Sodomite Companies Want Your Children!

The lovely, witty, dirty-minded Wonkette posted today regarding an article at the World Net Daily website about corporate America’s pro-homosexual cuddling.

The World Net Daily is what is increasingly called wingnut, or extreme right-wing. For those of you who wish to know what the opposite of that would be, that’s moonbat. I have no idea what moonbat comes from or what it implies, but wingnut seems pretty obvious.

Although I don’t recommend anyone else do this, I actually took at look at their related reader poll and a handful of linked articles.

As I said, I don’t recommend it for the faint of heart. I am a calloused, jaded homosexual and reading vitriol about people like myself doesn’t shock or dismay me the way it might someone who were simply a friend of equality, say. Think of this as your “Do not attempt. Professional driver on closed course” warning.
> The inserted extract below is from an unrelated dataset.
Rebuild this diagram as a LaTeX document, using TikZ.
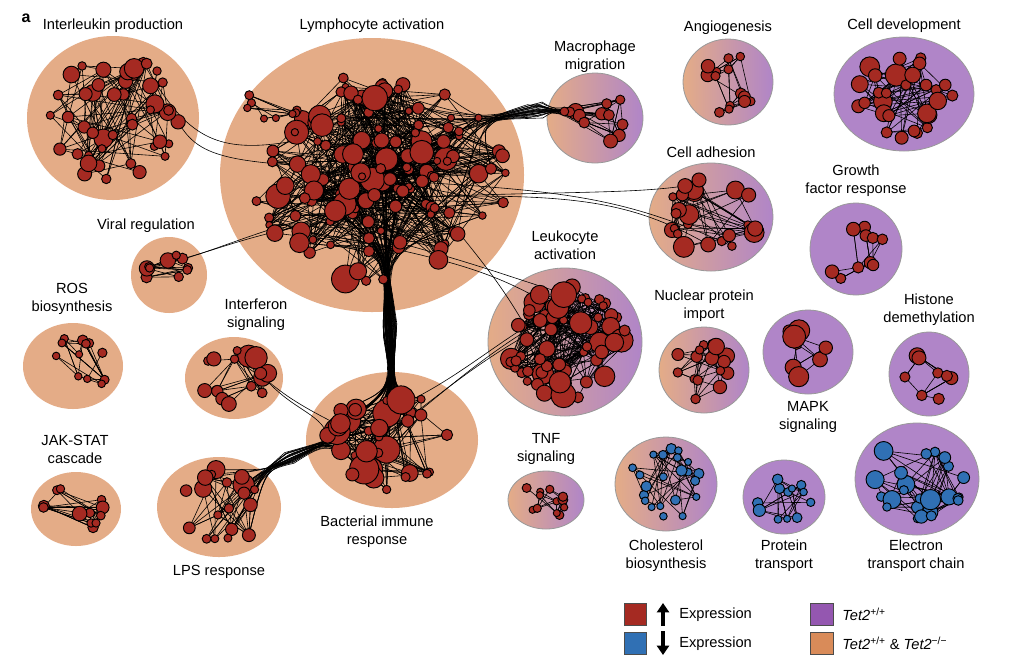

One thing I noticed, however, was the repeated use of the term pro-homosexual. Now don’t get me wrong, I definitely advocate for my fellow sexual outlaws. I loves me my homo homies. However, I wouldn’t even describe myself as pro-homosexual, let alone America’s Fortune 100.

To me, pro-homosexual is a lot like the term you used to hear for reproductive choice advocates. Back when, they were “pro-abortion.” But saying someone is pro-abortion is like saying they advocate for abortion in all instances of pregnancy, which is clearly absurd and very misleading.

Similarly, I would expect a company that takes a pro-homosexual stance to be holding classes on homosexuality to teach people the upside of being gay, and discouraging heterosexuality. They could perhaps have a same-sex mentoring program where women taught each other proper cunnilingus techniques, and gag reflex suppression sessions during lunchtime for the boys. They might feature an article in their company newsletter that talks about the diseases you can get from heterosexual intercourse and the horrors of child bearing/rearing, noting that people who date same sex partners need not worry their pretty little heads.

And then, of course, they could throw separate company parties for women and men. The boys would be treated to a white-party styled dance, and they could give out ecstacy and condoms and make sure there’s a back room lit by a dim red light. I don’t know what would be the equivalent for lesbians. Maybe an Indigo Girls concert.

Now that’s what I call a pro-homosexual company. Down with all the trappings of heterosexuality, up with sodomites!

No, instead all we have are these rich firms who simply acknowledge that homosexuals work for them, and promise not to treat them any differently than straights. Although that’s really quite kind of them, it’s hardly what I would call pro-homosexual.

But oh well.

2 comments:

Sean said...

I do believe "Gag reflex supression sessions" are offered at Microsoft this year. At their Capitol Hill branch. In my apartment. Come one come all, so to speak :)

Anonymous said...

Don't forget that there are Indigo Boys...

Moonbats came about as a reaction to the term wingnuts, I think. It sounds exactly like 10-year-olds on the playground to me. Every time the far right does something I don't understand, I refilter it through memories of playground battles and all comes clear.